Luna is not a replacement for foundation models. Luminance’s multi-model architecture continuously evaluates and combines the best combination of models for any given task. Where foundation models deliver the strongest results, we use them. Where a specialist legal model performs better, we use Luna. The goal is to combine the best of both for the optimal outcome. 

Where does the power come from? 

Luna was designed with a clear goal: to create a specialist legal model optimized primarily for accuracy and legal understanding.  

Its training draws on Luminance’s extensive, high-quality dataset – specifically a carefully curated selection of challenging examples spanning around 3.4 million legal concepts and data points. Importantly, the breadth of the training data reflects the complexity of legal work: contracts from virtually every industry, including highly complex agreements, difficult file formats, obscure drafting styles and diverse legal language. This enables Luna to perform effectively across the full range of contracts encountered in real-world legal scenarios.  

Reliability was a core design principle throughout. Rather than generating plausible-sounding answers, Luna has been specifically trained to prioritize faithful extraction from source documents. When information is not present, it is designed to identify that absence rather than invent an answer. We know instilling this level of trust is what matters most for legal professionals. 

What does this mean in practice? 

Ultimately, the value of any AI comes down to results. Luna is already operating within the Luminance platform, helping power the contract intelligence capabilities used by customers around the world. 
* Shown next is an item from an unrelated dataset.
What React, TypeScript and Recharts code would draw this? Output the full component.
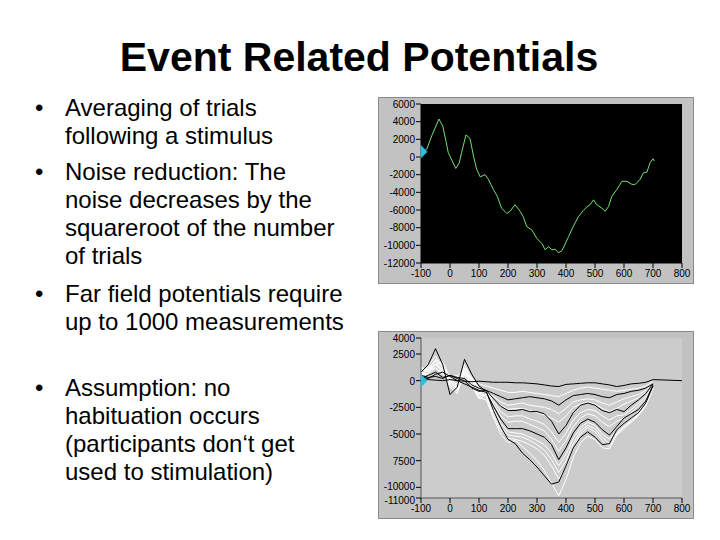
import { CartesianGrid, Line, LineChart, ReferenceDot, XAxis, YAxis } from 'recharts';

// top panel: single averaged trace (green)
const avgTimes = [-95, -80, -63, -38, -25, -14, -6, 20, 32, 40, 55, 69, 81, 92, 104, 121, 132, 150, 163, 178, 196, 207, 224, 242, 253, 265, 282, 299, 317, 328, 340, 351, 363, 374, 386, 397, 409, 426, 443, 460, 472, 483, 495, 506, 524, 535, 547, 558, 575, 593, 610, 627, 639, 656, 667, 679, 690, 700, 704];
const avgValues = [500, 900, 2400, 4300, 3500, 1800, 500, -1300, -650, 500, 2500, 2100, 100, -1400, -2250, -2000, -2500, -3700, -4450, -5800, -6400, -6150, -5400, -6150, -6800, -7900, -8250, -9200, -9800, -10500, -10150, -10500, -10450, -10850, -10600, -9850, -9000, -7800, -6750, -6050, -5650, -5400, -4850, -5400, -5800, -6150, -5600, -4450, -3700, -2750, -2750, -3100, -3100, -2500, -1800, -1700, -650, -200, -450];

const xTicks = [-100, 0, 100, 200, 300, 400, 500, 600, 700, 800];
const yTicksTop = [6000, 4000, 2000, 0, -2000, -4000, -6000, -8000, -10000, -12000];
const yTicksBottom = [4000, 2500, 0, -2500, -5000, -7500, -10000, -11000];

// bottom panel: running averages, sampled every 25 ms
const sweepTimes = [-100, -75, -50, -25, 0, 25, 50, 75, 100, 125, 150, 175, 200, 225, 250, 275, 300, 325, 350, 375, 400, 425, 450, 475, 500, 525, 550, 575, 600, 625, 650, 675, 700, 800];

const black1 = [300, 100, 50, 0, 100, 0, -50, -100, -50, -100, -150, -150, -150, -200, -200, -250, -300, -400, -500, -550, -350, -300, -250, -200, -200, -300, -400, -550, -450, -300, -250, -150, 100, 0];
const white1 = [800, 500, 1200, 700, 300, 500, 800, 200, -300, -500, -700, -900, -1100, -1100, -1000, -1100, -1200, -1300, -1400, -1500, -1200, -900, -700, -600, -700, -800, -900, -1000, -900, -800, -700, -500, -100];
const black2 = [500, 300, 400, 200, 500, 300, 200, -400, -700, -900, -1200, -1500, -1800, -1700, -1600, -1500, -1600, -1700, -1900, -2300, -1800, -1400, -1300, -1200, -1300, -1500, -1600, -1300, -1200, -1000, -900, -700, -300];
const white2 = [1000, 1200, 1800, 1000, 200, 300, 600, 0, -600, -1000, -1500, -2000, -2300, -2200, -2100, -2300, -2400, -2500, -2700, -3100, -2600, -2000, -1800, -1700, -1800, -2100, -2300, -2000, -1700, -1500, -1300, -900, -300];
const white3 = [700, 900, 2000, 1500, 0, -300, 1200, 300, -800, -1200, -1800, -2300, -2700, -2600, -2600, -2800, -3000, -3200, -3500, -3900, -3300, -2500, -2200, -2000, -2200, -2600, -2900, -2600, -2200, -1900, -1600, -1100, -400];
const black3 = [200, 500, 800, 300, 500, 200, 0, -700, -1000, -900, -1700, -2400, -2800, -2800, -2700, -2900, -2900, -3100, -3800, -5000, -4200, -3000, -2300, -2100, -2300, -2800, -3000, -2700, -2900, -2300, -1800, -1200, -300];
const white4 = [1200, 1000, 1500, 1800, 300, -500, 800, 0, -1200, -800, -1900, -2900, -3400, -3300, -3300, -3600, -3800, -4100, -4800, -5800, -4900, -3700, -3000, -2700, -2800, -3300, -3700, -3300, -3200, -2700, -2100, -1500, -500];
const white5 = [900, 1400, 2300, 1200, -200, -800, 1500, 200, -1300, -1000, -2200, -3300, -3900, -3800, -3800, -4100, -4400, -4700, -5500, -6600, -5600, -4300, -3500, -3100, -3300, -3900, -4300, -3800, -3500, -3000, -2400, -1700, -600];
const black4 = [400, 200, 600, 800, 400, 0, -300, -600, -900, -1100, -2400, -3600, -4500, -4500, -4500, -4700, -5000, -5300, -6000, -7400, -6300, -4900, -4000, -3600, -3900, -4600, -5100, -4300, -3500, -3100, -2700, -1900, -400];
const white6 = [1100, 800, 1600, 900, 0, -600, 1000, -300, -1500, -1200, -2700, -4000, -4800, -4900, -5000, -5300, -5600, -6000, -6800, -8000, -6900, -5400, -4400, -3900, -4200, -5000, -5500, -4600, -4000, -3500, -2900, -2000, -700];
const white7 = [600, 1100, 1900, 1300, -400, -1000, 500, -500, -1700, -1300, -3000, -4300, -5100, -5200, -5300, -5600, -6000, -6500, -7400, -8600, -7500, -5900, -4700, -4200, -4500, -5300, -5900, -4900, -4300, -3700, -3100, -2200, -600];
const white8 = [1300, 900, 1200, 600, -100, -700, 1200, 0, -1100, -1500, -3300, -4600, -5400, -5500, -5700, -6000, -6400, -7000, -8000, -9200, -8100, -6300, -5000, -4400, -4800, -5600, -6200, -5100, -4500, -3900, -3300, -2400, -800];
const black5 = [800, 1500, 3000, 1500, -1300, -600, 2000, 600, -500, -1000, -2800, -4300, -5500, -5900, -6800, -7400, -8100, -8900, -9700, -9500, -8000, -6300, -5300, -4800, -5300, -6000, -5900, -4600, -4000, -3500, -3000, -2100, -500];
const white9 = [500, 700, 1500, 800, -600, -1200, 800, -400, -1600, -1800, -3500, -5000, -5800, -5600, -6200, -6800, -7500, -8400, -9600, -10800, -9300, -7200, -5800, -5200, -5500, -6300, -6400, -5000, -4300, -3800, -3200, -2300, -700];

const sweeps = [
  { key: 'w9', color: '#ffffff', values: white9 },
  { key: 'w8', color: '#ffffff', values: white8 },
  { key: 'w7', color: '#ffffff', values: white7 },
  { key: 'w6', color: '#ffffff', values: white6 },
  { key: 'w5', color: '#ffffff', values: white5 },
  { key: 'w4', color: '#ffffff', values: white4 },
  { key: 'w3', color: '#ffffff', values: white3 },
  { key: 'w2', color: '#ffffff', values: white2 },
  { key: 'w1', color: '#ffffff', values: white1 },
  { key: 'b5', color: '#000000', values: black5 },
  { key: 'b4', color: '#000000', values: black4 },
  { key: 'b3', color: '#000000', values: black3 },
  { key: 'b2', color: '#000000', values: black2 },
  { key: 'b1', color: '#000000', values: black1 },
];

const avgData = avgTimes.map((t, i) => ({ t, v: avgValues[i] }));
const sweepData = sweepTimes.map((t, i) => {
  const row: Record<string, number | undefined> = { t };
  sweeps.forEach((s) => {
    row[s.key] = s.values[i];
  });
  return row;
});

const tickFont = { fill: '#000', fontSize: 10, fontFamily: 'Liberation Sans, Arial, sans-serif' };

const Marker = (props: any) => {
  const { cx, cy } = props;
  return (
    <polygon
      points={`${cx},${cy - 6} ${cx + 6},${cy} ${cx},${cy + 6}`}
      fill='#33bbdd'
      stroke='#33bbdd'
    />
  );
};

const BottomYTick = (props: any) => {
  const { x, y, payload } = props;
  const v = payload.value;
  const label = v === -7500 ? '7500' : String(v);
  const shift = v === -11000 ? 2 : v === -10000 ? -1 : 0;
  return (
    <text x={x} y={y + shift} dy={4} textAnchor='end' {...tickFont}>
      {label}
    </text>
  );
};

const panelStyle = (top: number): React.CSSProperties => ({
  position: 'absolute',
  left: 378,
  top,
  background: '#c2c2c2',
  border: '1px solid #8a8a8a',
});

export default function App() {
  return (
    <div
      style={{
        position: 'absolute',
        left: 0,
        top: 0,
        width: 720,
        height: 540,
        background: '#fff',
        overflow: 'hidden',
        fontFamily: 'Liberation Sans, Arial, sans-serif',
        color: '#000',
      }}
    >
      <div
        style={{
          position: 'absolute',
          left: 0,
          top: 34,
          width: 718,
          textAlign: 'center',
          fontSize: 41,
          fontWeight: 'bold',
          lineHeight: '46px',
        }}
      >
        Event Related Potentials
      </div>

      {[
        { top: 94, lines: ['Averaging of trials', 'following a stimulus'] },
        { top: 158, lines: ['Noise reduction: The', 'noise decreases by the', 'squareroot of the number', 'of trials'] },
        { top: 280, lines: ['Far field potentials require', 'up to 1000 measurements'] },
        { top: 374, lines: ['Assumption: no', 'habituation occurs', '(participants don‘t get', 'used to stimulation)'] },
      ].map((b) => (
        <div
          key={b.top}
          style={{ position: 'absolute', left: 0, top: b.top, fontSize: 24, lineHeight: '28px', whiteSpace: 'nowrap' }}
        >
          <span style={{ position: 'absolute', left: 35 }}>•</span>
          <div style={{ position: 'absolute', left: 65 }}>
            {b.lines.map((l) => (
              <div key={l}>{l}</div>
            ))}
          </div>
        </div>
      ))}

      <div style={panelStyle(97)}>
        <LineChart width={314} height={185} data={avgData} margin={{ top: 6, right: 11, bottom: 0, left: 0 }}>
          <CartesianGrid fill='#000' stroke='none' horizontal={false} vertical={false} />
          <XAxis
            dataKey='t'
            type='number'
            domain={[-100, 800]}
            ticks={xTicks}
            height={20}
            tick={tickFont}
            tickSize={5}
            tickMargin={2}
            axisLine={{ stroke: '#000' }}
            tickLine={{ stroke: '#000' }}
            interval={0}
          />
          <YAxis
            type='number'
            domain={[-12000, 6000]}
            ticks={yTicksTop}
            width={42}
            tick={tickFont}
            tickSize={5}
            tickMargin={1}
            axisLine={{ stroke: '#000' }}
            tickLine={{ stroke: '#000' }}
            interval={0}
          />
          <Line type='linear' dataKey='v' stroke='#72e072' strokeWidth={1} dot={false} isAnimationActive={false} />
          <ReferenceDot x={-100} y={600} r={6} shape={Marker} />
        </LineChart>
      </div>

      <div style={panelStyle(331)}>
        <LineChart width={314} height={186} data={sweepData} margin={{ top: 6, right: 11, bottom: 0, left: 0 }}>
          <CartesianGrid fill='#cccccc' stroke='none' horizontal={false} vertical={false} />
          <XAxis
            dataKey='t'
            type='number'
            domain={[-100, 800]}
            ticks={xTicks}
            height={20}
            tick={tickFont}
            tickSize={5}
            tickMargin={2}
            axisLine={{ stroke: '#555' }}
            tickLine={{ stroke: '#000' }}
            interval={0}
          />
          <YAxis
            type='number'
            domain={[-11000, 4000]}
            ticks={yTicksBottom}
            width={42}
            tick={BottomYTick}
            tickSize={5}
            tickMargin={1}
            axisLine={{ stroke: '#555' }}
            tickLine={{ stroke: '#000' }}
            interval={0}
          />
          {sweeps.map((s) => (
            <Line
              key={s.key}
              type='linear'
              dataKey={s.key}
              stroke={s.color}
              strokeWidth={1}
              dot={false}
              isAnimationActive={false}
            />
          ))}
          <ReferenceDot x={-100} y={0} r={6} shape={Marker} />
        </LineChart>
      </div>
    </div>
  );
}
To validate performance, Luminance’s Cambridge-based R&D team developed ContractIQ Bench, a proprietary benchmark consisting of 189,000 manually annotated and reviewed data points which assess a model’s ability to interpret key provisions within legal documents, such as liability caps, termination for convenience, and confidentiality obligations. Using ContractIQ Bench, Luminance tested Luna against leading general-purpose models on held-out legal documents and concepts not included in Luna’s training data, alongside blind evaluations by legal experts.  

Luna achieved 5% higher accuracy on contract understanding tasks and was consistently preferred by legal experts for its ability to identify contractual concepts and extract key information from complex clauses.   

The advantage is clearest in work that general-purpose AI was not purpose built to solve: identifying non-standard clause constructions, detecting concepts expressed in unfamiliar language, classifying obligations buried in dense boilerplate and flagging what is absent as well as what is present. Luna understands legal language as a system of obligations, rights, risks and commercial consequences, rather than as another category of general text.  

Luna offers this specialised legal intelligence while also processing information quickly. The model generates text nearly 4 times faster than generalist tools, reaching 200-400 tokens per second. Work that takes 30 seconds on a general model takes under eight on Luna. Multiplied across an enterprise contract repository, those seconds become hours of recovered time and faster business decision-making.  

The benefits extend beyond quantitative metrics. Model ownership also delivers meaningful security advantages. Luna is deployed within Luminance’s own AWS environment, reducing reliance on external model providers and limiting data exposure to additional sub-processors. This gives Luminance greater control over performance, reliability and deployment, while helping protect customers from disruptions related to third-party availability, pricing or access.  

The next phase of enterprise AI  

So what’s next for enterprise AI? There’s no doubt that foundation models will continue to improve, and remain an important part of any technology stack. But the greatest value will increasingly come from models built for specific domains, trained on specialist data and optimized for specialist work. 

For legal AI, that’s exactly what Luna represents – a specialist intelligence layer built for the future of contract intelligence. That’s the standard Luminance has spent a decade building toward.